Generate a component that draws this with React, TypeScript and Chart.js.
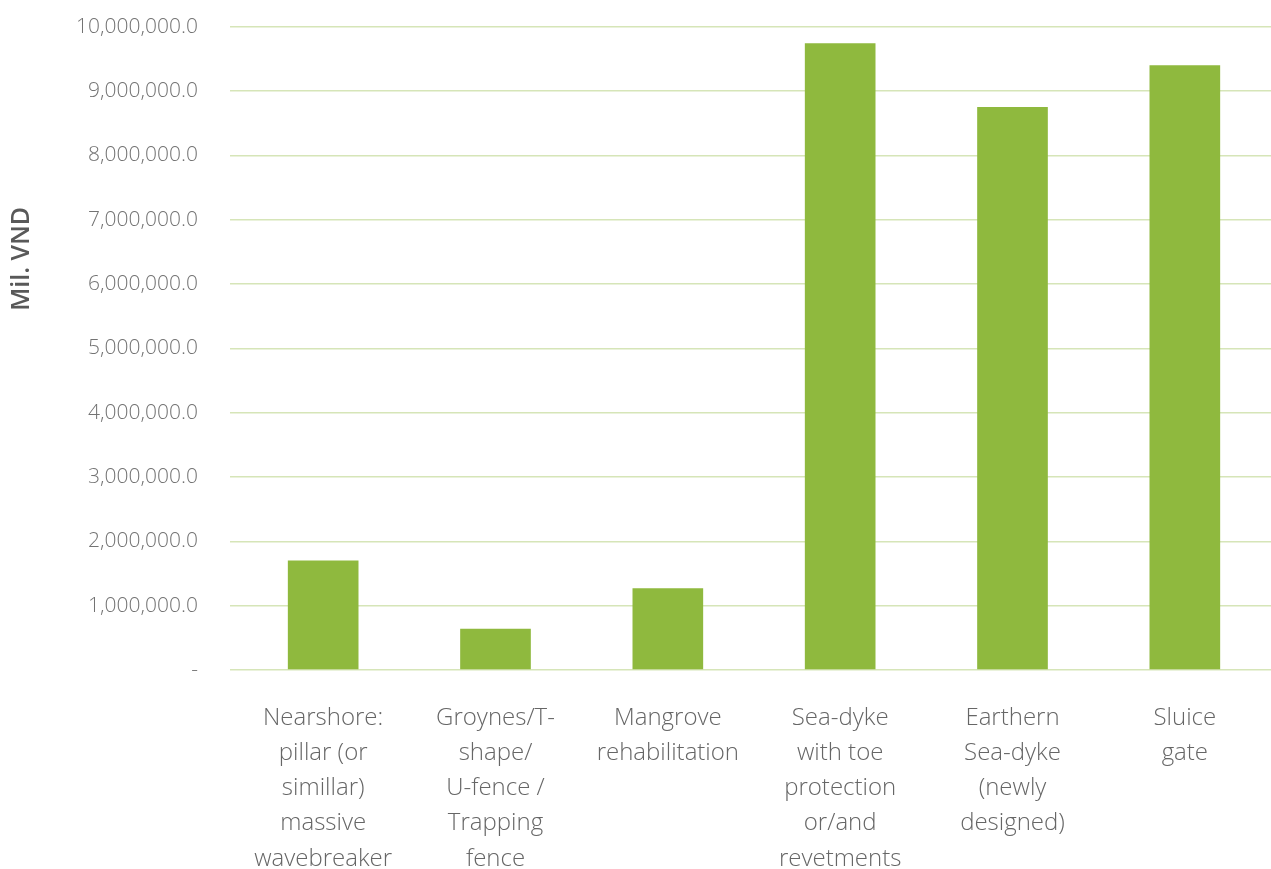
import React, { useEffect, useRef } from "react";
import { Chart, registerables } from "chart.js";

Chart.register(...registerables);

const categories: string[][] = [
  ["Nearshore:", "pillar (or", "simillar)", "massive", "wavebreaker"],
  ["Groynes/T-", "shape/", "U-fence /", "Trapping", "fence"],
  ["Mangrove", "rehabilitation"],
  ["Sea-dyke", "with toe", "protection", "or/and", "revetments"],
  ["Earthern", "Sea-dyke", "(newly", "designed)"],
  ["Sluice", "gate"],
];
const values: number[] = [1700000, 640000, 1270000, 9740000, 8750000, 9400000];
const yTitle = "Mil. VND";

const fmt = (v: number) =>
  v === 0
    ? "-"
    : v.toLocaleString("en-US", { minimumFractionDigits: 1, maximumFractionDigits: 1 });

const SHIFT = 18;

export default function App() {
  const ref = useRef<HTMLCanvasElement | null>(null);
  useEffect(() => {
    document.body.style.margin = "0";
    if (!ref.current) return;
    const titlePlugin = {
      id: "yTitlePlugin",
      afterDraw(chart: any) {
        const { ctx, chartArea } = chart;
        ctx.save();
        ctx.translate(22, chartArea.top + (chartArea.bottom - chartArea.top) * 0.361);
        ctx.rotate(-Math.PI / 2);
        ctx.font = "600 25px 'Open Sans'";
        ctx.fillStyle = "#595959";
        ctx.textAlign = "center";
        ctx.textBaseline = "middle";
        ctx.fillText(yTitle, 0, 0);
        ctx.restore();
      },
    };
    const chart = new Chart(ref.current, {
      type: "bar",
      data: {
        labels: categories,
        datasets: [
          {
            data: values,
            backgroundColor: "#8fb93e",
            categoryPercentage: 1,
            barPercentage: 0.41,
          },
        ],
      },
      options: {
        animation: false,
        responsive: false,
        maintainAspectRatio: false,
        layout: { padding: { top: 10, right: 0, bottom: 0, left: 0 } },
        plugins: { legend: { display: false }, tooltip: { enabled: false } },
        scales: {
          x: {
            grid: { display: false },
            border: { display: false },
            ticks: {
              color: "#666666",
              font: { family: "'Open Sans'", size: 24, weight: "300", lineHeight: 1.46 },
              padding: 23,
              maxRotation: 0,
              autoSkip: false,
            },
            afterFit: (s: any) => {
              s.height = 199;
            },
          },
          y: {
            min: 0,
            max: 10000000,
            border: { display: false },
            grid: { color: "#d6e5b8", lineWidth: 1.5, tickLength: 7 },
            ticks: {
              stepSize: 1000000,
              color: "#737373",
              font: { family: "'Open Sans'", size: 21, weight: "300" },
              padding: 32,
              callback: (v: any) => fmt(Number(v)),
            },
            afterFit: (s: any) => {
              s.width = 237;
            },
          },
        },
      },
      plugins: [titlePlugin],
    });
    return () => chart.destroy();
  }, []);
  return (
    <div style={{ width: 1271, height: 869, overflow: "hidden", position: "relative" }}>
      <canvas
        ref={ref}
        width={1271}
        height={869 + SHIFT}
        style={{ display: "block", position: "absolute", left: 0, top: -SHIFT }}
      />
    </div>
  );
}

════════════════

Given instruction >> Copy every line that includes the string "React" from the material above.

Result of this task >>
Generate a component that draws this with React, TypeScript and Chart.js.
import React, { useEffect, useRef } from "react";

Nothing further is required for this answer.